Over the last few weeks, we have been looking at the ways people grow and worship in spirit and truth, how faith develops throughout our lives.  Author James Fowler defines six developmental stages of faith beginning practically from birth.  Faith is much deeper than any religious system or religious belief.  Faith is the act of placing deepest trust; the often sub-conscious process by which we test our ultimate life choices.  As we grow to adulthood, many of us stay in stage 3 or stage 4 with regard to faith.  Stage three is characterized by receiving identity and direction from one's group:  from family or community.  Stage four is characterized by viewing that original system of meaning more objectively and critically, and by finding identity and direction from within the self. 

Then, just about the time we think we have gotten it all worked out in matters of faith, life challenges us to let go of long-held beliefs, comfortable philosophies, and familiar ways of being human -- to let go and grow, to expand thinking and expand living.  Life's meaning and a sense of the Ultimate is much bigger and interconnected than we can imagine. 

Jesus challenged the Samaritan woman that her theological question about where to worship God was really pointless.  True worship is a matter of Spirit and Truth.  Characteristic of stage 5 faith development is that truth is not the province of your perspective or of mine.  Though not all perspectives are equally true, all truth is organically connected to and connecting the many different perspectives, truths, and systems of people.   Stage 5 faith describes the emergence of a desire to embrace the truth of "both-and" more than choosing "either-or," of seeing the many dimensions of true simultaneously.  There is a deeply held feeling that the truths of life " are organically related to each other."  People in stage 5 attend to the interrelatedness of reality and trying to avoid forcing new or different perspective into "its own prior mind set."  Truth from the perspective of stage 5 faith is discovered through a kind of "dialogical knowing [in which] the known is invited to speak its own word in its own language, [in which] the multiplex structure of the world is invited to disclose itself."   

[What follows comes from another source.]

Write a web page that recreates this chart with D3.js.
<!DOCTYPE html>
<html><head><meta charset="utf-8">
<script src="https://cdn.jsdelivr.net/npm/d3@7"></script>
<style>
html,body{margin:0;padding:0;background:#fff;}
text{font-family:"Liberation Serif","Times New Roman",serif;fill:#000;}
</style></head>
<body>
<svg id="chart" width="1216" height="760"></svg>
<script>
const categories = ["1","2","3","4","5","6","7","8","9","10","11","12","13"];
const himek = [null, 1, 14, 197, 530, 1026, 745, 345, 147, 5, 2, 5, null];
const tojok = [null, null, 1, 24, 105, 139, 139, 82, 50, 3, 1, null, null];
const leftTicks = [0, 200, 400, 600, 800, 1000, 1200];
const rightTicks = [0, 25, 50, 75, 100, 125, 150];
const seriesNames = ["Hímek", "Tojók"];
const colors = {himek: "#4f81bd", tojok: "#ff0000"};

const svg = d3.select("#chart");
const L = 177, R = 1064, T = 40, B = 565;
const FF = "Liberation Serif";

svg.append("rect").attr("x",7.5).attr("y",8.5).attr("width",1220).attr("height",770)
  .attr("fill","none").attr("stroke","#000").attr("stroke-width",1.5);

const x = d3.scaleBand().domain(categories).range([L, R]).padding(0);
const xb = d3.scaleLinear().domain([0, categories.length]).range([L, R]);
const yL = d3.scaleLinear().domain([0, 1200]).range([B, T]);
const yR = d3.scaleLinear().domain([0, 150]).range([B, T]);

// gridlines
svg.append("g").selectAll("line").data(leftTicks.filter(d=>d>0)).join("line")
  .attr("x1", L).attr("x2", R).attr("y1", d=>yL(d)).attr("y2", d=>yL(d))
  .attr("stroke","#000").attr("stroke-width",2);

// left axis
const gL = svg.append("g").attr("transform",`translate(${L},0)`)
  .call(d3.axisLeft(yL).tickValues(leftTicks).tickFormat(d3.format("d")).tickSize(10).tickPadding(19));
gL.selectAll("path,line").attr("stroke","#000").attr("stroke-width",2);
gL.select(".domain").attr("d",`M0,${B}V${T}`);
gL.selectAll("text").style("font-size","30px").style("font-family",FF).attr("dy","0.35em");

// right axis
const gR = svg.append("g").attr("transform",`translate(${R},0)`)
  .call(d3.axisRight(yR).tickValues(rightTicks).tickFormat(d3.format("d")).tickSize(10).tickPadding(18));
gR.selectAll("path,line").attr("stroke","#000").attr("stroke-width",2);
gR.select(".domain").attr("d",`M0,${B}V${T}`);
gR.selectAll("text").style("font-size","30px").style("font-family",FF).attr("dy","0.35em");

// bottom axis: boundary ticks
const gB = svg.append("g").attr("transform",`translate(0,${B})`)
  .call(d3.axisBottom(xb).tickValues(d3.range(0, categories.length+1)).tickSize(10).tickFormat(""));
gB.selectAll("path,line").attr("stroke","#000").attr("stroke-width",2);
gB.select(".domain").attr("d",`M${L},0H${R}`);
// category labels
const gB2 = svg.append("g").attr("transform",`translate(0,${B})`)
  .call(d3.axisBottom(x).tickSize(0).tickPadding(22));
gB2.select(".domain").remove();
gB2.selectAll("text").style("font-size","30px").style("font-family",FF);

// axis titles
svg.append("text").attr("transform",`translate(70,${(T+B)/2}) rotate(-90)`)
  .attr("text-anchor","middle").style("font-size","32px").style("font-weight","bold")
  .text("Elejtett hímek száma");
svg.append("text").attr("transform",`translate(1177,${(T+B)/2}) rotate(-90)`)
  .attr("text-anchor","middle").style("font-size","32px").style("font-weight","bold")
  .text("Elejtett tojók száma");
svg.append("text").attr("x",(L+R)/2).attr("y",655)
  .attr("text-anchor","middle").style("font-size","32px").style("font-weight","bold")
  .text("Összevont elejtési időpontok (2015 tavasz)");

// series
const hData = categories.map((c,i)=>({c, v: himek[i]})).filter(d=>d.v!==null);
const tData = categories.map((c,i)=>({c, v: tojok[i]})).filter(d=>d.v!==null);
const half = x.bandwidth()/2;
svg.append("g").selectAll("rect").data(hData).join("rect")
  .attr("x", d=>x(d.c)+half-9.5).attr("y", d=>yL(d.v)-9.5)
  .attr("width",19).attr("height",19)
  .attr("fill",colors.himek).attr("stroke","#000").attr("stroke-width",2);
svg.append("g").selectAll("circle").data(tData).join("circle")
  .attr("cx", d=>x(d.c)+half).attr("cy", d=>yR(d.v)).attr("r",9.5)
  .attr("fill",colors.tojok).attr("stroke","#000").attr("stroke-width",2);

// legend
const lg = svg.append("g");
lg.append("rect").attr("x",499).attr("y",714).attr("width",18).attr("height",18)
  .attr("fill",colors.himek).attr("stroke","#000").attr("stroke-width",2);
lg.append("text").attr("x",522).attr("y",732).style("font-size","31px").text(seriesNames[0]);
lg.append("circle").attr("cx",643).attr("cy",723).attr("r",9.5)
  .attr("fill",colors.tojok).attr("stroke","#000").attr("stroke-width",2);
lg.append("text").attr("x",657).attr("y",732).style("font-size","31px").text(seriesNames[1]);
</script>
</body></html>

The United States is engaged is a military conflict in Iraq.  The deeper conflict is played out each day as coalition troops seek to press toward military goals while trying to protect civilians and ancient sacred structures against the critical eye of world public opinion.  Military leaders develop and give procedural directives to soldiers in the field, thereby taking responsibility for how this conflict is navigated.  Many nations around the world, for many and varying reasons, condemn our nation's choice to act unilaterally and militarily.  As a result, divisions have arisen that may cause significant problems for us in the years to come.  Within the Middle East, Arab and Islamic regimes feeling attacked by our actions and the promise of greater division and terrorism.  Americans are divided in the tension between supporting what clearly seems to be a just action of force to liberate a suffering people from the evil power that continues to brutalize them, while also questioning if there was a viable alternative to such action in the first place.  Truth has many facets and many faces.  The ability to see them simultaneously is the ability to be somewhat detached.  Detachment becomes more challenging when the loss of life increases the depth of passions.  Appropriate detachment rather than disinterested distance is a feature of the observer.  More importantly, in terms of faith, it is a feature of the depth of that observer's faith - that truth indeed has many faces.

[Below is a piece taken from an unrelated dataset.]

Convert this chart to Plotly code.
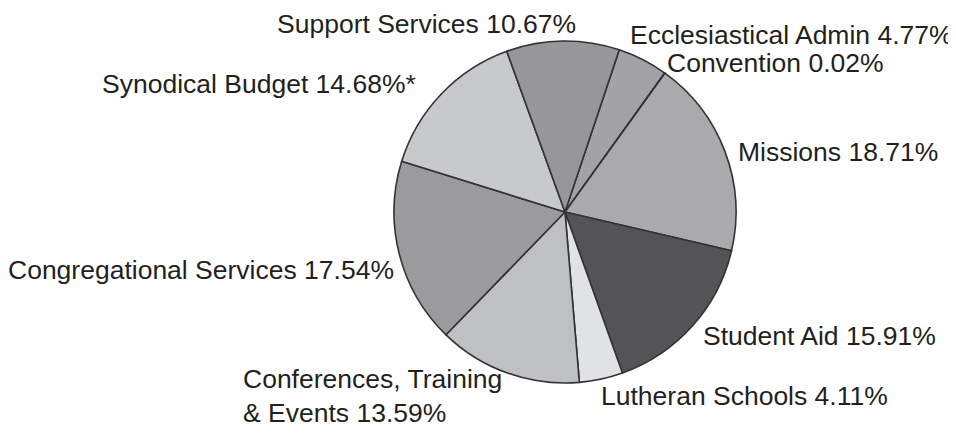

Many of you are familiar with the Enneagram, an ancient Sufi circle of basic life energies that drive our behaviors.  There are nine faces within the circle, each with its own energy source.  Every person tends to connect most closely with one of these in terms of internal life energy.  The ability to stand within energies other than your own is the ability to "walk in another's shoes."  Rohr says the ancient Sufis believed anyone who could stand within all the nine energies simultaneously could actually look at the world with the face of God.  This is the perspective of stage 5 faith.

This weekend, members of this congregation have engaged in an Open Spaces retreat, individually and as a body seeking to discern the tug of God's Spirit for our lives as we make plans for the coming year.  The process of sharing ideas, engaging imagination, and making commitments is one of giving shape and structure to our dreams.  We are seeking "Spirit spaces," placing our lives in the flow of God's Spirit moving in the world today.  Faith's imagination is taking shape in part through the forming of groups within our congregational life to put these dreams into practice.  Both to celebrate the emerging shape of our ministry for the coming year and to give those of you who were not able to attend the retreat a chance to participate in the process, these new work groups are now going to introduce themselves to you.  Then, you are invited to get up and go investigate any groups that sound interesting to you, and possibly sign up to join them.  Then, you will be invited to return to your seats to conclude our worship. 

This Saturday, the Adopt-a-Neighborhood group invites you to a block party.  This will be a chance to get to know people in a neighborhood we hope will soon be involved in adopting a church.  You all are invited.  The aim of the party is more organic than programmatic.  The goal of the ministry is to develop program, direction, and procedure out of relationship.  Stage 5 faith recognizes that meaningful ministry flows out of relationship, thrives in the organic connecting of people, and expresses itself in different facets and through many faces.  Life becomes rich with meaning when we open ourselves to the Spirit's movement.  Spirit enlivens this community when we open the space for her to flow among us.  Let us live by faith.